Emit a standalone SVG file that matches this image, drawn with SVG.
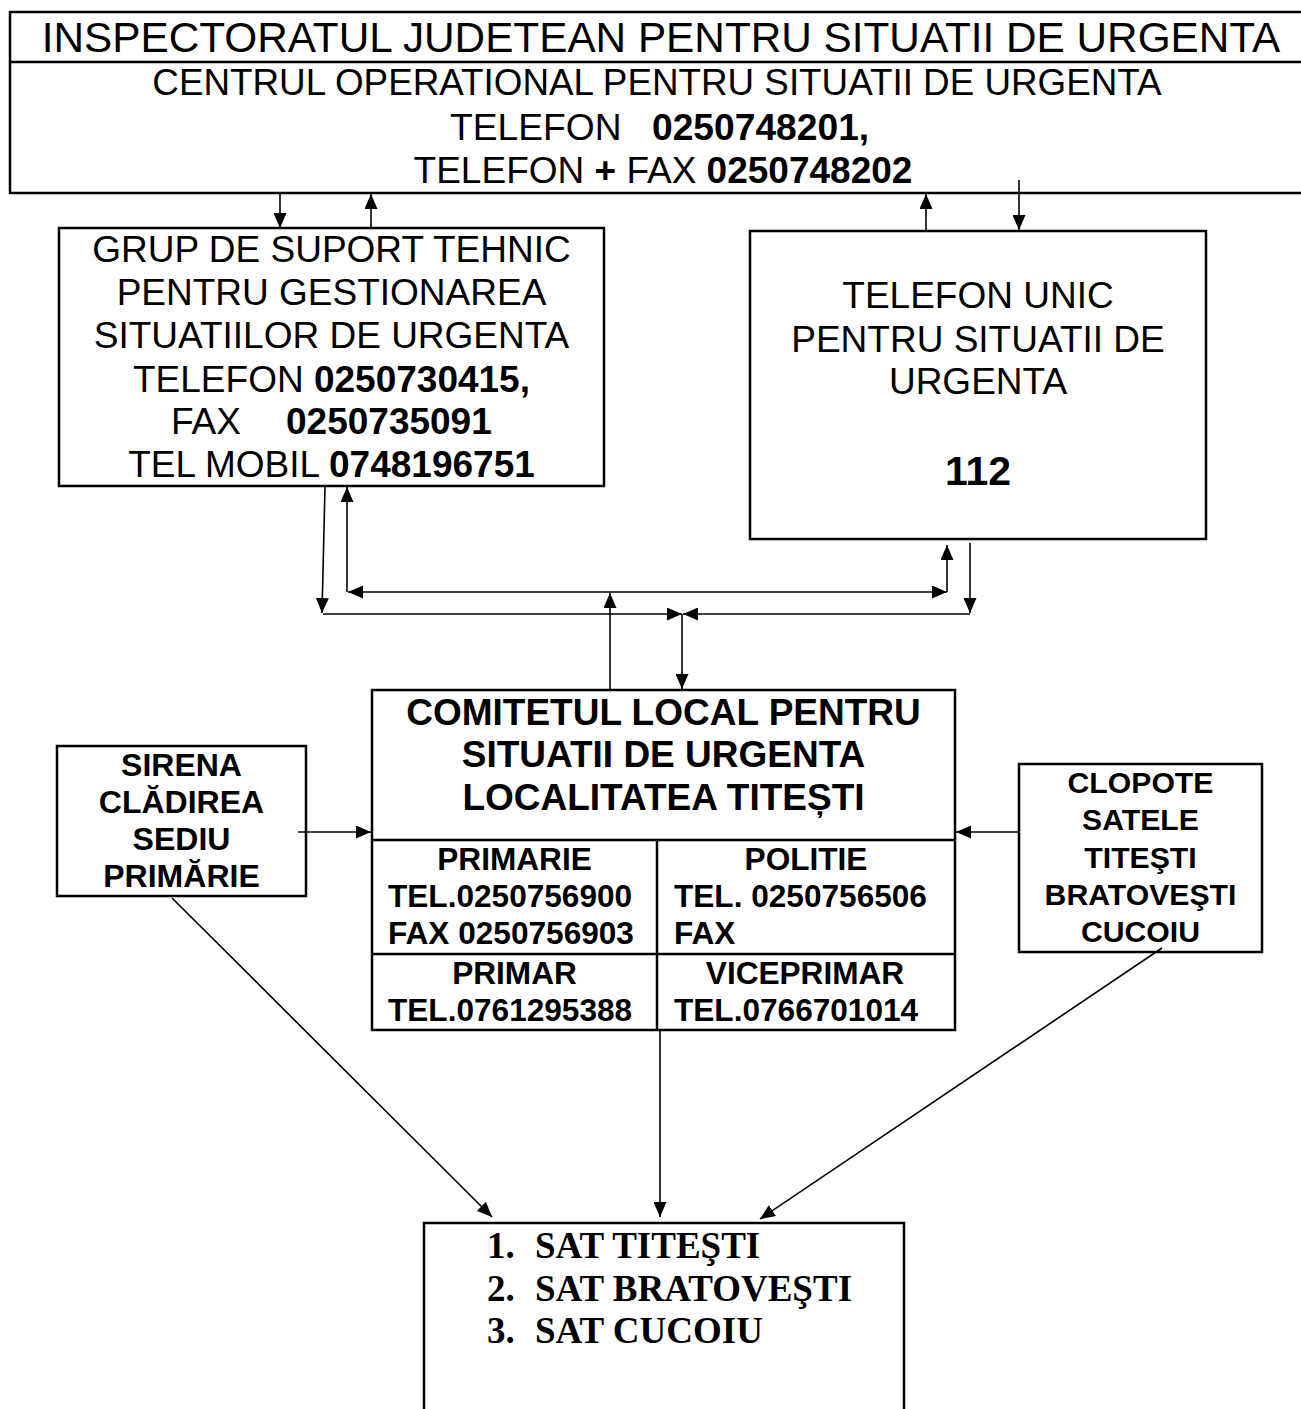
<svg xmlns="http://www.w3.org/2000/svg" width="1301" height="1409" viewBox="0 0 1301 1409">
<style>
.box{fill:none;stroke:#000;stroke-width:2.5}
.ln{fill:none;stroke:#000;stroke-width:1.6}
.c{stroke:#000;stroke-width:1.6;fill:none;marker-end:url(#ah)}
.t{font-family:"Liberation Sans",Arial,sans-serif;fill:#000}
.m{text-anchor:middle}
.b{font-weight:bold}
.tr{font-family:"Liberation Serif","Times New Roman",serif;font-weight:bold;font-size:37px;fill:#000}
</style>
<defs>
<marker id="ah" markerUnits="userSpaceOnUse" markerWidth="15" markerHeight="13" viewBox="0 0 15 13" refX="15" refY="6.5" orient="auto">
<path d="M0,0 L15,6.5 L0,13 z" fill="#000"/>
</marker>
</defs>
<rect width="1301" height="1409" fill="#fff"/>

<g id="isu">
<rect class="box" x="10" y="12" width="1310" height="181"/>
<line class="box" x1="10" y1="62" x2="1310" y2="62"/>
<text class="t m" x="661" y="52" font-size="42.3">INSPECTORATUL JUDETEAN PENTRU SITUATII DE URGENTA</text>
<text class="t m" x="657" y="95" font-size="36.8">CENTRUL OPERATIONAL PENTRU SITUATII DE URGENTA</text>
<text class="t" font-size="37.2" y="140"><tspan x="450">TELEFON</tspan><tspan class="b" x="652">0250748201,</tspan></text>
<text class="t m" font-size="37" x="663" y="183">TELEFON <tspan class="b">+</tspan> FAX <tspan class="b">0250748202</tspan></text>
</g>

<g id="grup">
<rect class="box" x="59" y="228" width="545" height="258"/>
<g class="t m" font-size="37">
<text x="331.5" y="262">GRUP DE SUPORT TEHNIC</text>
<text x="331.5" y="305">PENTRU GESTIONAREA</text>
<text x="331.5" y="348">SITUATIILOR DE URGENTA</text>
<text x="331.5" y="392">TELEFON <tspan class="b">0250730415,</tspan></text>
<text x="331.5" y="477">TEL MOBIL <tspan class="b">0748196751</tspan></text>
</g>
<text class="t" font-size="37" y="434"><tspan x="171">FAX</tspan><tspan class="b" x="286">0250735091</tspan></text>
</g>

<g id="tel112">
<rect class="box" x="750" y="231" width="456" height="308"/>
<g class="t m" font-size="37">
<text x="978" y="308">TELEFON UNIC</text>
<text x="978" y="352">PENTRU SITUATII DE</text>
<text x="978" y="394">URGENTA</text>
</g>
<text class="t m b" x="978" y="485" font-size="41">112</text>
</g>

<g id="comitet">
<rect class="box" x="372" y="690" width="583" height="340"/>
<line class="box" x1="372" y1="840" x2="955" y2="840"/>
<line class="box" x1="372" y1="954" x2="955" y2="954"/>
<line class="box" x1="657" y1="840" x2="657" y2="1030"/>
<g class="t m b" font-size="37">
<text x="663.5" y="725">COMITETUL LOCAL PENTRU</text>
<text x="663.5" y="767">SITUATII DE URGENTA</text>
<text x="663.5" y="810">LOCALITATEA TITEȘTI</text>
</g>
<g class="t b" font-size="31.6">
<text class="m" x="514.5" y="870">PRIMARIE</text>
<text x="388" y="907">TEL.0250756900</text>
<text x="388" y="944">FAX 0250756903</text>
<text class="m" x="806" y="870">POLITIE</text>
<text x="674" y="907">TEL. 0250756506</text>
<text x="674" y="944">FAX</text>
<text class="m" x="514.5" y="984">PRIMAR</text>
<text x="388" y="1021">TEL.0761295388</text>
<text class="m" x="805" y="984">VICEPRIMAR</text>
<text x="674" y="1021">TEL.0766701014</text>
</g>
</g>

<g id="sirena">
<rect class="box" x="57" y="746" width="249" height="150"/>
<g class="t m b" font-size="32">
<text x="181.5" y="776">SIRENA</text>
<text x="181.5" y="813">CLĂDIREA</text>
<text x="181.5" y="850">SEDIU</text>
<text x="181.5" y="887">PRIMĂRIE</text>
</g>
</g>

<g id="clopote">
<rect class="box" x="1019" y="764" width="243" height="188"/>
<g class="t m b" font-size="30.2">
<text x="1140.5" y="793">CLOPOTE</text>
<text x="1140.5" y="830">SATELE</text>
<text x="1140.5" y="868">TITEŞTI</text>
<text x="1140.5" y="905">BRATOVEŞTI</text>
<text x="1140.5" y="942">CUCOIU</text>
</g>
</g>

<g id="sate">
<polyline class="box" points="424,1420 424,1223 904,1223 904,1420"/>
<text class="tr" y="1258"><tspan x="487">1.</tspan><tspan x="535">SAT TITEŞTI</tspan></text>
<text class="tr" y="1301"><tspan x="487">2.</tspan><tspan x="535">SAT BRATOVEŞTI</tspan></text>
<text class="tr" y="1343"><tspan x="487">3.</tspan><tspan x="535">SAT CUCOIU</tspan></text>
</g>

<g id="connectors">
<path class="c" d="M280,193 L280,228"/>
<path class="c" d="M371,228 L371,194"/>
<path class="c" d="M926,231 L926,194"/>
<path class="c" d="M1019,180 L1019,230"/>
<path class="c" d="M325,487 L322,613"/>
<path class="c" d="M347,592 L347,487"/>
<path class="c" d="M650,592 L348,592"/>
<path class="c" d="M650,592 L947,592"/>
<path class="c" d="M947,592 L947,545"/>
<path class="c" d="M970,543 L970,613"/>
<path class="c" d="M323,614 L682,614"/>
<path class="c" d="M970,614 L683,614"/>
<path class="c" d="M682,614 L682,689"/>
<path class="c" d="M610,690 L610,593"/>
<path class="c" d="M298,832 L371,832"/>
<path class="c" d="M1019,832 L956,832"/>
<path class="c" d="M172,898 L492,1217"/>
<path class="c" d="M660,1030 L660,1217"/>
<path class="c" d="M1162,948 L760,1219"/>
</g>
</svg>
____
• _EXERCISE GOAL_
Please write out all of the material above without changing a word, and omit any pictures.

• _RIGHT ANSWER_
Emit a standalone SVG file that matches this image, drawn with SVG.
<svg xmlns="http://www.w3.org/2000/svg" width="1301" height="1409" viewBox="0 0 1301 1409">
<style>
.box{fill:none;stroke:#000;stroke-width:2.5}
.ln{fill:none;stroke:#000;stroke-width:1.6}
.c{stroke:#000;stroke-width:1.6;fill:none;marker-end:url(#ah)}
.t{font-family:"Liberation Sans",Arial,sans-serif;fill:#000}
.m{text-anchor:middle}
.b{font-weight:bold}
.tr{font-family:"Liberation Serif","Times New Roman",serif;font-weight:bold;font-size:37px;fill:#000}
</style>
<defs>
<marker id="ah" markerUnits="userSpaceOnUse" markerWidth="15" markerHeight="13" viewBox="0 0 15 13" refX="15" refY="6.5" orient="auto">
<path d="M0,0 L15,6.5 L0,13 z" fill="#000"/>
</marker>
</defs>
<rect width="1301" height="1409" fill="#fff"/>

<g id="isu">
<rect class="box" x="10" y="12" width="1310" height="181"/>
<line class="box" x1="10" y1="62" x2="1310" y2="62"/>
<text class="t m" x="661" y="52" font-size="42.3">INSPECTORATUL JUDETEAN PENTRU SITUATII DE URGENTA</text>
<text class="t m" x="657" y="95" font-size="36.8">CENTRUL OPERATIONAL PENTRU SITUATII DE URGENTA</text>
<text class="t" font-size="37.2" y="140"><tspan x="450">TELEFON</tspan><tspan class="b" x="652">0250748201,</tspan></text>
<text class="t m" font-size="37" x="663" y="183">TELEFON <tspan class="b">+</tspan> FAX <tspan class="b">0250748202</tspan></text>
</g>

<g id="grup">
<rect class="box" x="59" y="228" width="545" height="258"/>
<g class="t m" font-size="37">
<text x="331.5" y="262">GRUP DE SUPORT TEHNIC</text>
<text x="331.5" y="305">PENTRU GESTIONAREA</text>
<text x="331.5" y="348">SITUATIILOR DE URGENTA</text>
<text x="331.5" y="392">TELEFON <tspan class="b">0250730415,</tspan></text>
<text x="331.5" y="477">TEL MOBIL <tspan class="b">0748196751</tspan></text>
</g>
<text class="t" font-size="37" y="434"><tspan x="171">FAX</tspan><tspan class="b" x="286">0250735091</tspan></text>
</g>

<g id="tel112">
<rect class="box" x="750" y="231" width="456" height="308"/>
<g class="t m" font-size="37">
<text x="978" y="308">TELEFON UNIC</text>
<text x="978" y="352">PENTRU SITUATII DE</text>
<text x="978" y="394">URGENTA</text>
</g>
<text class="t m b" x="978" y="485" font-size="41">112</text>
</g>

<g id="comitet">
<rect class="box" x="372" y="690" width="583" height="340"/>
<line class="box" x1="372" y1="840" x2="955" y2="840"/>
<line class="box" x1="372" y1="954" x2="955" y2="954"/>
<line class="box" x1="657" y1="840" x2="657" y2="1030"/>
<g class="t m b" font-size="37">
<text x="663.5" y="725">COMITETUL LOCAL PENTRU</text>
<text x="663.5" y="767">SITUATII DE URGENTA</text>
<text x="663.5" y="810">LOCALITATEA TITEȘTI</text>
</g>
<g class="t b" font-size="31.6">
<text class="m" x="514.5" y="870">PRIMARIE</text>
<text x="388" y="907">TEL.0250756900</text>
<text x="388" y="944">FAX 0250756903</text>
<text class="m" x="806" y="870">POLITIE</text>
<text x="674" y="907">TEL. 0250756506</text>
<text x="674" y="944">FAX</text>
<text class="m" x="514.5" y="984">PRIMAR</text>
<text x="388" y="1021">TEL.0761295388</text>
<text class="m" x="805" y="984">VICEPRIMAR</text>
<text x="674" y="1021">TEL.0766701014</text>
</g>
</g>

<g id="sirena">
<rect class="box" x="57" y="746" width="249" height="150"/>
<g class="t m b" font-size="32">
<text x="181.5" y="776">SIRENA</text>
<text x="181.5" y="813">CLĂDIREA</text>
<text x="181.5" y="850">SEDIU</text>
<text x="181.5" y="887">PRIMĂRIE</text>
</g>
</g>

<g id="clopote">
<rect class="box" x="1019" y="764" width="243" height="188"/>
<g class="t m b" font-size="30.2">
<text x="1140.5" y="793">CLOPOTE</text>
<text x="1140.5" y="830">SATELE</text>
<text x="1140.5" y="868">TITEŞTI</text>
<text x="1140.5" y="905">BRATOVEŞTI</text>
<text x="1140.5" y="942">CUCOIU</text>
</g>
</g>

<g id="sate">
<polyline class="box" points="424,1420 424,1223 904,1223 904,1420"/>
<text class="tr" y="1258"><tspan x="487">1.</tspan><tspan x="535">SAT TITEŞTI</tspan></text>
<text class="tr" y="1301"><tspan x="487">2.</tspan><tspan x="535">SAT BRATOVEŞTI</tspan></text>
<text class="tr" y="1343"><tspan x="487">3.</tspan><tspan x="535">SAT CUCOIU</tspan></text>
</g>

<g id="connectors">
<path class="c" d="M280,193 L280,228"/>
<path class="c" d="M371,228 L371,194"/>
<path class="c" d="M926,231 L926,194"/>
<path class="c" d="M1019,180 L1019,230"/>
<path class="c" d="M325,487 L322,613"/>
<path class="c" d="M347,592 L347,487"/>
<path class="c" d="M650,592 L348,592"/>
<path class="c" d="M650,592 L947,592"/>
<path class="c" d="M947,592 L947,545"/>
<path class="c" d="M970,543 L970,613"/>
<path class="c" d="M323,614 L682,614"/>
<path class="c" d="M970,614 L683,614"/>
<path class="c" d="M682,614 L682,689"/>
<path class="c" d="M610,690 L610,593"/>
<path class="c" d="M298,832 L371,832"/>
<path class="c" d="M1019,832 L956,832"/>
<path class="c" d="M172,898 L492,1217"/>
<path class="c" d="M660,1030 L660,1217"/>
<path class="c" d="M1162,948 L760,1219"/>
</g>
</svg>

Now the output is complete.